Bei Niedervolt-LED-Lampen kommt es natürlich noch auf die Effizienz des externen Trafos an, der zusätzlich Leistung frisst. Das berücksichtigen die „kWh/1000 Stunden“-Verbrauchswerte im EU-Ökolabel solcher Lampen – mit einem 10prozentigen Aufschlag auf die Netto-Leistung der Lampe. Auf diesen Umstand weise ich auch immer wieder in meinen entsprechenden Tests hin.“
VA-Werte müssen mit Leistungsfaktor verrechnet werden
Tatsächlich ergeben die mA-Zahlen bei vielen meiner GU5.3-Testspots (rechts eine Auswahl verschiedener Fabrikate) bei der Multiplikation mit 12 niemals den exakten Watt-Nennwert im gleichen Aufdruck. Die Differenz des rechnerisch ermittelten VA-Wertes zum angegebenen (und meist auch tatsächlichen) Watt-Verbrauch wird vor allem durch den elektrischen Leistungsfaktor der jeweiligen Lampe bestimmt.
Unterschiede kann’s aber auch durch die unterschiedliche Stromversorgung mit externen Trafos und ihrer Gesamtbelastung durch die angeschlossenen Lampen geben. So habe ich beispielsweise an einem LED-geeigneten, dimmbaren Osram-„Halotronic HTM 70“-Wechselspannungstrafo mit einem 6,5-Watt-Verbatim-GU5.3-Spot nur 10,4 Volt und ca. 500 mA Strom gemessen (ergibt 5,2 VA, siehe Foto ganz oben rechts).
Im Leerlauf geht die Spannung dieses Trafos sogar auf 3 Volt zurück; erst bei 20 Watt Gesamtlast (dem nominellen Mindestlastwert des „HTM 70“) klettert sie auf knapp 12 V. Übersetzt heißt das: Nur mit mindestens drei parallel angeschlossenen Verbatim-Spots können Lampen und Trafo ihre optimale Leistung zeigen.
Bei Gleichspannung ist die Rechnung einfacher
Ein Meanwell-Gleichspannungstrafo namens „LPF-60D-12“ brachte dagegen schon mit einer Lampe 12,2 Volt und gut 540 mA auf’s Display meines Messgeräts (siehe Foto ganz oben links). Das ergibt in der Multiplikation tatsächlich rund 6,6 Watt und damit weitgehend den Nennwert des Verbatim-Spots.
Merke: Bei mit Gleichspannung versorgten LED-Lampen gibt es keine Blindleistung, die einen Messwert verfälschen könnte. Hier kommt nur noch der Stromkonsum des externen Trafos hinzu und schon haben wir den exakten Watt-Gesamtverbrauch.

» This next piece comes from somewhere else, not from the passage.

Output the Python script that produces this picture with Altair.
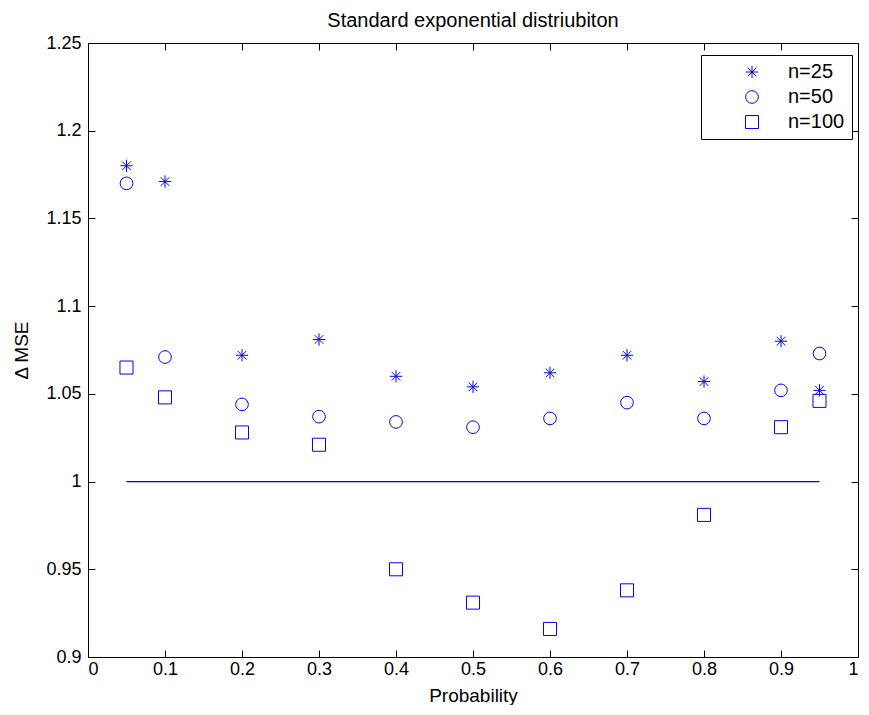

Zu viel Information verwirrt die Kundschaft
Was lernen wir daraus? Die Milliampère-Angaben sind normalerweise der vom Hersteller gemessene Wert bei optimaler Wechselspannungs-Stromversorgung (AC) – bei 230-Volt-LED-Lampen sowieso, aber offensichtlich ebenso bei Niedervolt-Retrofits (links sehen Sie auf einer LEDON-Verpackung sowohl diesen als auch die niedrigere DC-/Gleichspannungs-Stromstärke).
Zusätzlich finden Sie auf einigen Datenblättern einen „berechneten“ mA-Wert, der den elektrischen Leistungsfaktor berücksichtigt und deshalb ein gutes Stück niedriger liegt. Einen echten Informationsgewinn für die „normale“ Kundschaft bringt beides nicht – im Gegenteil: Die Zahlen tragen nur zur ohnehin verbreiteten Verwirrung der Verbraucher bei, wie auch die Blogleser-Frage hier mal wieder beweist.